Maryna Er Gorbach Foto: Rafał Nowak

Maryna Er Gorbach, 1981 in Kiew geboren, lebt seit 2007 mit ihrem Mann, dem türkischen Regisseur und Produzenten Mehmet Bahadir Er, in Istanbul. Bei der Weltpremiere am Sundance-Filmfestival erhielt sie für «Klondike» den Regiepreis.

«Klondike» : Zwei Bäuer:innen im Donbass

«Klondike» von Maryna Er Gorbach spielt 2014 im kleinen Dorf Hrabowe in der Ostukraine – dort, wo am 17. Juli jenes Jahres ein von prorussischen Separatisten abgeschossenes Passagierflugzeug der Malaysia Airlines abstürzte. Der Filmtitel spielt auf den Goldrausch am Klondike River in Kanada an, durch den Ende des 19. Jahrhunderts ein riesiger Landstrich verwüstet wurde.

Vor der Kulisse einer idyllischen Landschaft erzählt «Klondike» von den tödlichen Verwüstungen, die der aufziehende Krieg im Donbass in der Beziehung eines jungen Bäuer:innenpaares anrichtet: Während Tolik (Sergei Schadrin) von seinen Freunden, prorussischen Separatisten, zur Teilnahme an den Kämpfen gedrängt wird, will seine hochschwangere Frau Irka (Oksana Tscherkaschyna) nur eines: in Ruhe das gemeinsame Kind zur Welt bringen. Was schon deshalb illusorisch scheint, weil ihr Bruder (Oleg Schtscherbyna), der gelegentlich auf dem Hof mithilft, ein überzeugter Anhänger der Regierung in Kiew ist.

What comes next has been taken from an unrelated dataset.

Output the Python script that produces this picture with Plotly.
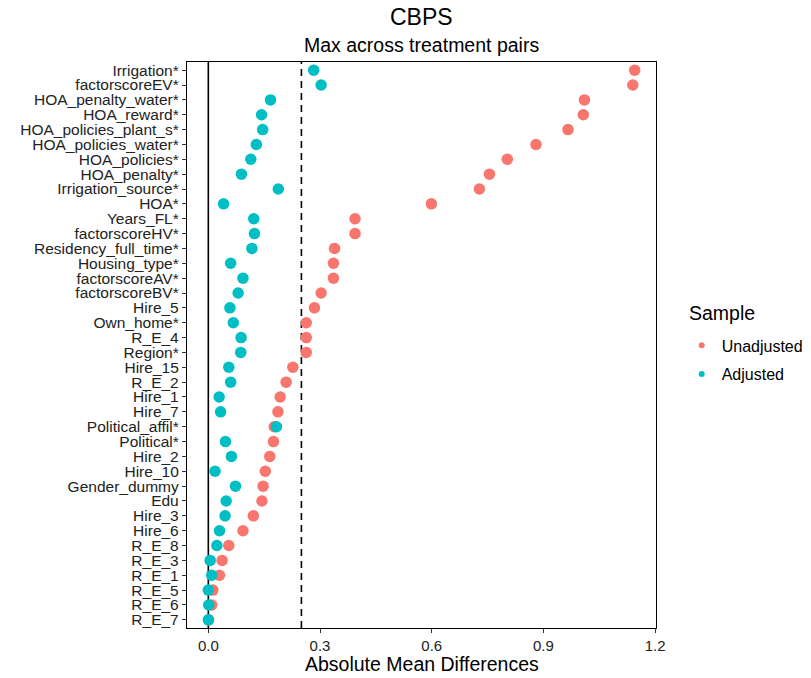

Am 36. Filmfestival Fribourg (FIFF), das vom 18. bis 27. März stattfindet, läuft «Klondike» im internationalen Wettbewerb als Schweizer Premiere. Der Film ist dort insgesamt fünfmal zu sehen, Regisseurin Maryna Er Gorbach wird vom 23. bis 27. März am Festival anwesend sein.